═══ Exercise inputs ═══
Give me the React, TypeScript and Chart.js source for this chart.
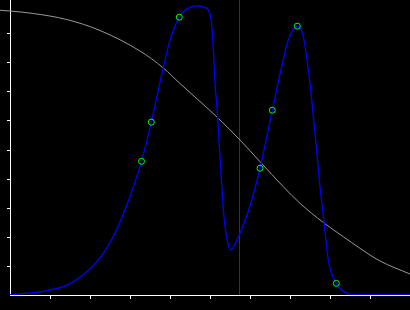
import React, { useEffect, useRef } from "react";
import { Chart, registerables } from "chart.js";

Chart.register(...registerables);

// Blue density curve (x, y)
const blueX = [0, 0.25, 0.575, 1.0, 1.425, 1.825, 2.25, 2.625, 2.95, 3.2875, 3.5325, 3.83, 4.0, 4.2325, 4.5, 4.7, 4.875, 4.9575, 5.03, 5.075, 5.125, 5.18, 5.215, 5.25, 5.285, 5.3175, 5.35, 5.4, 5.46, 5.52, 5.58, 5.67, 5.75, 6.0, 6.25, 6.5575, 6.7925, 6.9575, 7.1825, 7.3325, 7.5, 7.625, 7.75, 7.85, 7.9575, 8.1575, 8.4175, 8.67, 10];
const blueY = [0.01, 0.035, 0.08, 0.17, 0.34, 0.69, 1.28, 2.14, 3.21, 4.61, 5.96, 7.82, 8.79, 9.58, 9.92, 9.97, 9.91, 9.83, 9.48, 8.69, 7.31, 6.38, 5.59, 4.76, 3.97, 3.28, 2.69, 2.13, 1.72, 1.56, 1.64, 1.89, 2.13, 3.07, 4.37, 6.37, 7.87, 8.79, 9.27, 8.91, 7.3, 5.58, 3.73, 2.53, 1.21, 0.4, 0.06, 0.0, 0.0];

// Gray decreasing curve
const grayX = [-0.25, 0, 0.583, 1.417, 2.25, 3.25, 3.833, 4.25, 4.75, 5.208, 5.75, 6.25, 6.833, 7.25, 7.833, 8.333, 8.75, 9.25, 10];
const grayY = [9.817, 9.793, 9.707, 9.5, 9.121, 8.414, 7.828, 7.293, 6.672, 6.093, 5.345, 4.597, 3.734, 3.162, 2.5, 2.01, 1.61, 1.172, 0.724];

// Green sample points
const ptX = [3.2875, 3.5325, 4.2325, 6.25, 6.5575, 7.1825, 8.1575];
const ptY = [4.61, 5.96, 9.58, 4.37, 6.37, 9.27, 0.4];

// Vertical marker
const markerX = 5.7375;

const xMin = 0;
const xMax = 10;
const yMin = 0;
const yMax = 295 / 29;

const zip = (xs: number[], ys: number[]) => xs.map((x, i) => ({ x, y: ys[i] }));

export default function App() {
  const ref = useRef<HTMLCanvasElement | null>(null);
  useEffect(() => {
    document.body.style.margin = "0";
    document.body.style.background = "#000";
    const canvas = ref.current!;
    const keepInner = (scale: any) => {
      scale.ticks = scale.ticks.filter(
        (t: any) => Number.isInteger(t.value) && t.value >= 1 && t.value <= 9
      );
    };
    const chart = new Chart(canvas, {
      type: "line",
      data: {
        datasets: [
          {
            data: zip(ptX, ptY),
            showLine: false,
            pointRadius: 3,
            pointBorderWidth: 1,
            pointBorderColor: "#00ff00",
            pointBackgroundColor: "rgba(0,0,0,0)",
            borderColor: "#00ff00",
          },
          {
            data: zip(blueX, blueY),
            borderColor: "#0000ff",
            borderWidth: 1.3,
            pointRadius: 0,
            cubicInterpolationMode: "monotone",
          },
          {
            data: zip(grayX, grayY),
            borderColor: "#999999",
            borderWidth: 1,
            pointRadius: 0,
            cubicInterpolationMode: "monotone",
            clip: false as any,
          },
          {
            data: [
              { x: markerX, y: yMin },
              { x: markerX, y: yMax },
            ],
            borderColor: "#800080",
            borderWidth: 1,
            pointRadius: 0,
          },
        ],
      },
      options: {
        animation: false,
        responsive: false,
        devicePixelRatio: 1,
        layout: { autoPadding: false, padding: { left: 7, right: 0, top: 0, bottom: 11 } },
        plugins: { legend: { display: false }, tooltip: { enabled: false } },
        events: [],
        scales: {
          x: {
            type: "linear",
            min: xMin,
            max: xMax,
            ticks: { display: false, stepSize: 1 },
            afterBuildTicks: keepInner,
            grid: {
              drawOnChartArea: false,
              drawTicks: true,
              tickLength: 4,
              color: "#ffffff",
              tickColor: "#ffffff",
              lineWidth: 1,
            },
            border: { color: "#ffffff", width: 1 },
          },
          y: {
            type: "linear",
            min: yMin,
            max: yMax,
            ticks: { display: false, stepSize: 1 },
            afterBuildTicks: keepInner,
            grid: {
              drawOnChartArea: false,
              drawTicks: true,
              tickLength: 3,
              color: "#ffffff",
              tickColor: "#ffffff",
              lineWidth: 1,
            },
            border: { color: "#ffffff", width: 1 },
          },
        },
      },
    });
    return () => chart.destroy();
  }, []);
  return (
    <div style={{ width: 410, height: 310, background: "#000" }}>
      <canvas ref={ref} width={410} height={310} style={{ display: "block" }} />
    </div>
  );
}
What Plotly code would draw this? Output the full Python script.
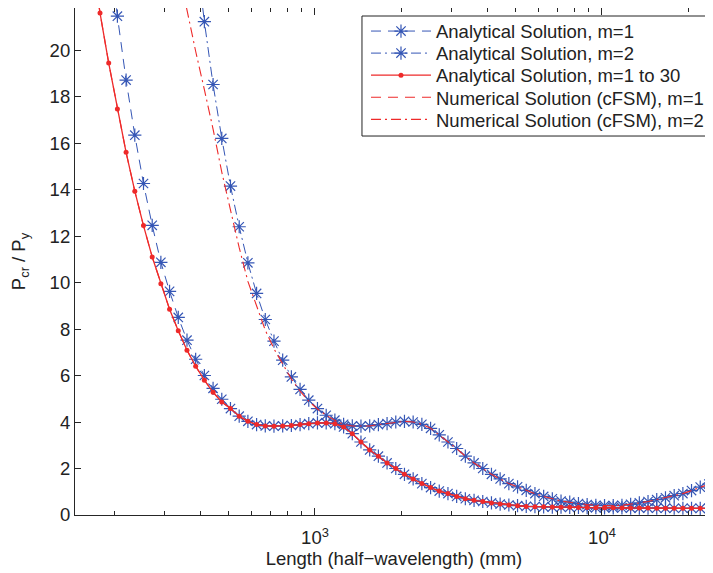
import plotly.graph_objects as go

# half-wavelength lengths (mm), log-spaced sampling
lengths = [166.2, 178.2, 191.1, 204.9, 219.7, 235.6, 252.6, 270.9, 290.4, 311.4,
           333.9, 358.1, 383.9, 411.7, 441.5, 473.4, 507.6, 544.4, 583.7, 625.9,
           671.1, 719.6, 771.7, 827.4, 887.2, 951.3, 1020, 1094, 1173, 1258,
           1349, 1446, 1551, 1663, 1783, 1912, 2050, 2198, 2357, 2528,
           2710, 2906, 3116, 3341, 3583, 3842, 4120, 4417, 4737, 5079,
           5446, 5840, 6262, 6714, 7199, 7720, 8279, 8877, 9519, 10207,
           10945, 11736, 12584, 13494, 14469, 15514, 16644, 17847, 19137, 20512,
           21995, 23585, 25290]

analytical_m1 = [None, None, 24.7, 21.46, 18.71, 16.34, 14.26, 12.46, 10.87, 9.62,
                 8.50, 7.52, 6.70, 6.00, 5.45, 4.98, 4.58, 4.25, 4.03, 3.89,
                 3.83, 3.82, 3.83, 3.85, 3.89, 3.93, 3.96, 3.96, 3.93, 3.79,
                 3.50, 3.14, 2.80, 2.53, 2.24, 2.00, 1.75, 1.55, 1.35, 1.18,
                 1.03, 0.92, 0.80, 0.70, 0.63, 0.58, 0.52, 0.47, 0.43, 0.40,
                 0.37, 0.36, 0.35, 0.34, 0.335, 0.33, 0.325, 0.32, 0.315, 0.31,
                 0.31, 0.305, 0.30, 0.30, 0.30, 0.295, 0.295, 0.29, 0.29, 0.29,
                 0.285, 0.285, 0.285]

analytical_m2 = [None, None, None, None, None, None, None, None, None, None,
                 None, None, 24.4, 21.22, 18.52, 16.2, 14.15, 12.4, 10.85, 9.53,
                 8.41, 7.48, 6.66, 5.94, 5.40, 4.94, 4.58, 4.29, 4.08, 3.90,
                 3.83, 3.82, 3.83, 3.89, 3.93, 4.00, 4.03, 4.00, 3.90, 3.73,
                 3.45, 3.14, 2.86, 2.53, 2.24, 2.00, 1.75, 1.55, 1.35, 1.21,
                 1.06, 0.92, 0.80, 0.70, 0.60, 0.55, 0.49, 0.45, 0.42, 0.40,
                 0.40, 0.42, 0.46, 0.52, 0.58, 0.66, 0.74, 0.83, 0.92, 1.05,
                 1.20, 1.33, 1.47]

analytical_m1_30 = [24.2, 21.6, 19.44, 17.46, 15.6, 13.93, 12.45, 11.1, 9.95, 8.85,
                    7.93, 7.09, 6.4, 5.8, 5.28, 4.86, 4.58, 4.25, 4.03, 3.89,
                    3.83, 3.82, 3.83, 3.85, 3.89, 3.93, 3.96, 3.96, 3.93, 3.79,
                    3.50, 3.14, 2.80, 2.53, 2.24, 2.00, 1.75, 1.55, 1.35, 1.18,
                    1.03, 0.92, 0.80, 0.70, 0.63, 0.58, 0.52, 0.47, 0.43, 0.40,
                    0.37, 0.36, 0.35, 0.34, 0.335, 0.33, 0.325, 0.32, 0.315, 0.31,
                    0.31, 0.305, 0.30, 0.30, 0.30, 0.295, 0.295, 0.29, 0.29, 0.29,
                    0.285, 0.285, 0.285]

numerical_m1 = [24.2, 21.6, 19.44, 17.46, 15.6, 13.93, 12.45, 11.1, 9.95, 8.85,
                7.93, 7.09, 6.4, 5.8, 5.28, 4.86, 4.58, 4.25, 4.03, 3.89,
                3.83, 3.82, 3.83, 3.85, 3.89, 3.93, 3.96, 3.96, 3.93, 3.79,
                3.50, 3.14, 2.80, 2.53, 2.24, 2.00, 1.75, 1.55, 1.35, 1.18,
                1.03, 0.92, 0.80, 0.70, 0.63, 0.58, 0.52, 0.47, 0.43, 0.40,
                0.37, 0.36, 0.35, 0.34, 0.335, 0.33, 0.325, 0.32, 0.315, 0.31,
                0.31, 0.305, 0.30, 0.30, 0.30, 0.295, 0.295, 0.29, 0.29, 0.29,
                0.285, 0.285, 0.285]

numerical_m2 = [None, None, None, None, None, None, None, None, None, None,
                23.5, 21.65, 19.95, 18.3, 16.6, 14.75, 13.1, 11.5, 10.05, 8.95,
                7.95, 7.15, 6.5, 5.85, 5.33, 4.9, 4.56, 4.29, 4.08, 3.90,
                3.83, 3.82, 3.83, 3.89, 3.93, 4.00, 4.03, 4.00, 3.90, 3.73,
                3.45, 3.14, 2.86, 2.53, 2.24, 2.00, 1.75, 1.55, 1.35, 1.21,
                1.06, 0.92, 0.80, 0.70, 0.60, 0.55, 0.49, 0.45, 0.42, 0.40,
                0.40, 0.42, 0.46, 0.52, 0.58, 0.66, 0.74, 0.83, 0.92, 1.05,
                1.20, 1.33, 1.47]

series_names = ["Analytical Solution, m=1",
                "Analytical Solution, m=2",
                "Analytical Solution, m=1 to 30",
                "Numerical Solution (cFSM), m=1",
                "Numerical Solution (cFSM), m=2"]

x_major = [1000, 10000]
x_major_text = ["10<sup>3</sup>", "10<sup>4</sup>"]
x_minor = [200, 300, 400, 500, 600, 700, 800, 900,
           2000, 3000, 4000, 5000, 6000, 7000, 8000, 9000, 20000]
y_ticks = [0, 2, 4, 6, 8, 10, 12, 14, 16, 18, 20]

BLUE = "#3556B5"
RED = "#EE2A2A"
INK = "#222222"
FONT = "Liberation Sans, Arial, Helvetica, sans-serif"
FS = 18.5

legend_ids = ["legend", "legend2", "legend3", "legend4", "legend5"]

fig = go.Figure()
fig.add_trace(go.Scatter(
    x=lengths, y=analytical_m1, mode="lines+markers",
    name=series_names[0], legend=legend_ids[0],
    line=dict(color=BLUE, width=1, dash="10px,7px"),
    marker=dict(symbol="asterisk-open", size=11, color=BLUE, line=dict(color=BLUE, width=1.2)),
))
fig.add_trace(go.Scatter(
    x=lengths, y=analytical_m2, mode="lines+markers",
    name=series_names[1], legend=legend_ids[1],
    line=dict(color=BLUE, width=1, dash="10px,4px,2px,4px"),
    marker=dict(symbol="asterisk-open", size=11, color=BLUE, line=dict(color=BLUE, width=1.2)),
))
fig.add_trace(go.Scatter(
    x=lengths, y=analytical_m1_30, mode="lines+markers",
    name=series_names[2], legend=legend_ids[2],
    line=dict(color=RED, width=1.3),
    marker=dict(symbol="circle", size=5, color=RED),
))
fig.add_trace(go.Scatter(
    x=lengths, y=numerical_m1, mode="lines",
    name=series_names[3], legend=legend_ids[3],
    line=dict(color=RED, width=1.1, dash="10px,7px"),
))
fig.add_trace(go.Scatter(
    x=lengths, y=numerical_m2, mode="lines",
    name=series_names[4], legend=legend_ids[4],
    line=dict(color=RED, width=1.1, dash="10px,4px,2px,4px"),
))

# legend entries: one per row, inside a single framed box
entry_y = [0.9536, 0.9101, 0.8665, 0.8229, 0.7793]
legend_layout = {}
for lid, yy in zip(legend_ids, entry_y):
    legend_layout[lid] = dict(
        x=0.4561, y=yy, xanchor="left", yanchor="middle",
        bgcolor="rgba(0,0,0,0)", borderwidth=0, itemwidth=60,
        font=dict(family=FONT, size=FS, color=INK),
    )

fig.add_shape(type="rect", xref="paper", yref="paper",
              x0=0.4498, x1=0.9953, y0=0.7475, y1=0.9842,
              line=dict(color=INK, width=1), fillcolor="white", layer="above")

fig.update_layout(
    width=705, height=565,
    margin=dict(l=67, r=0, t=0, b=58, autoexpand=False),
    paper_bgcolor="white", plot_bgcolor="white",
    font=dict(family=FONT, size=FS, color=INK),
    showlegend=True,
    **legend_layout,
    xaxis=dict(
        type="log", range=[2.1638, 4.3868],
        tickvals=x_major, ticktext=x_major_text,
        ticks="inside", ticklen=7, tickcolor="#262626",
        ticklabelstandoff=6,
        minor=dict(tickvals=x_minor, ticks="inside", ticklen=4, tickcolor="#262626"),
        showline=True, linecolor="#262626", linewidth=1.2, mirror="ticks",
        showgrid=False, zeroline=False,
        title=dict(text="Length (half\u2212wavelength) (mm)", standoff=2,
                   font=dict(family=FONT, size=FS, color=INK)),
        tickfont=dict(family=FONT, size=FS, color=INK),
    ),
    yaxis=dict(
        range=[0, 21.81], tickvals=y_ticks,
        ticks="inside", ticklen=6, tickcolor="#262626",
        showline=True, linecolor="#262626", linewidth=1.2, mirror="ticks",
        showgrid=False, zeroline=False,
        title=dict(text="P<sub>cr</sub> / P<sub>y</sub>", standoff=25,
                   font=dict(family=FONT, size=FS, color=INK)),
        tickfont=dict(family=FONT, size=FS, color=INK),
    ),
)

fig.write_html("out.html")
═══
Aim
Write out exactly the opening lines of the data, stopping after the line that holds "Chart.register(...registerables);". Exclude pictures.

Written answer
Give me the React, TypeScript and Chart.js source for this chart.
import React, { useEffect, useRef } from "react";
import { Chart, registerables } from "chart.js";

Chart.register(...registerables);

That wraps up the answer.